As we drove past the huge ovens, they brought out Felix, a jimador, dressed the traditional white garb they used to wear, to give us a little demo of how the agave plant is harvested by hand. He took one of the monstrous succulents and attacked it artfully with a big shovellike tool with a blade on the end called a coa de jima, which, according to our guide, also is called something to the effect of “mother loving tongue”. In seconds, all was left was the piña, or heart of the agave—something that can weigh up to 80 pounds.
The making of tequila is surprisingly simple: Most basically, the piña is steamed, the pulp is ground up and pressed, and that liquid is distilled in a Willy Wonka-looking contraption. But it’s not until the piña is steamed that you really start to understand the flavor of tequila. The agave goes from having no real taste or aroma at all to turning a deep, burnt orange.

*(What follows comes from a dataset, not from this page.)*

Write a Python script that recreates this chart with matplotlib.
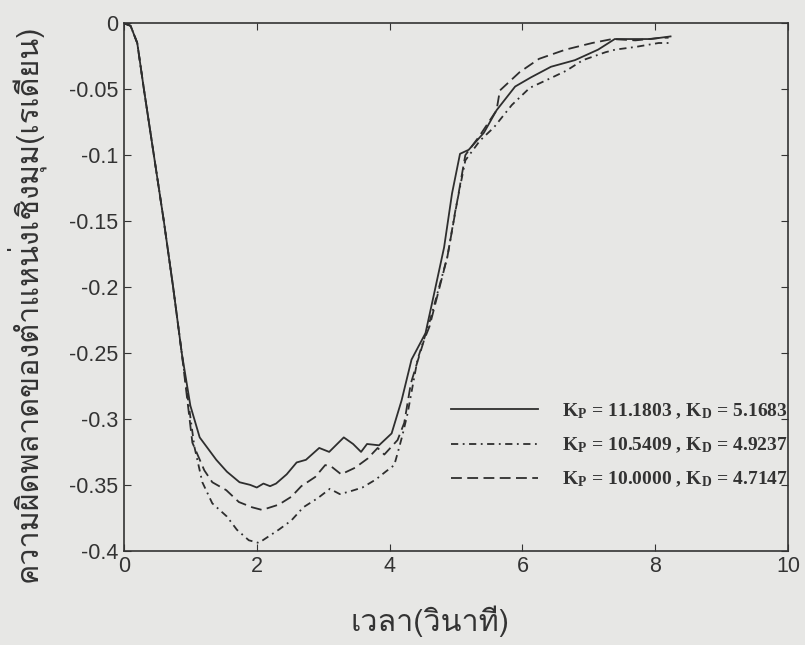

A bite of the soft, fiberous pulp tastes something like quince paste, maybe a little pineapple, sweet potato, banana with an aroma to match. The loud hiss of the steaming ovens releases this smell into the air and suddenly everywhere you turn starts to smell like agave—it sinks into you. I think I smelled it on our sheets that night. I realized I suddenly had a reference point for tequila that I’d never had. It would be like drinking wine without ever having had a grape.
Herradura is massive production, but still done impressively naturally: fermentation takes place due to wild yeast that you can see taking over everything from the cracks in the buildings to the trees. We got to climb up to the second floor grate to look down into the huge stainless tanks of fermenting agave juice. They bubbled and blipped and frothed like a bubble bath of tequila. You could feel the heat radiating from it. It burned my nose.
The final leg of the trip brought us to the original Herradura distillery that’s still on the same grounds. From what I understand it was started by a priest (so much of booze is made in the Catholic tradition). After wandering through the amazingly old facility, our guide brought us to watch a film about the history of the tequila maker with a guy doing a very kitchy, historical reenactment in what looked like a bad wig. Some of his parting words, as he stood by his trusty steed: God is praised. Or, perhaps, in other words, Thank God for tequila.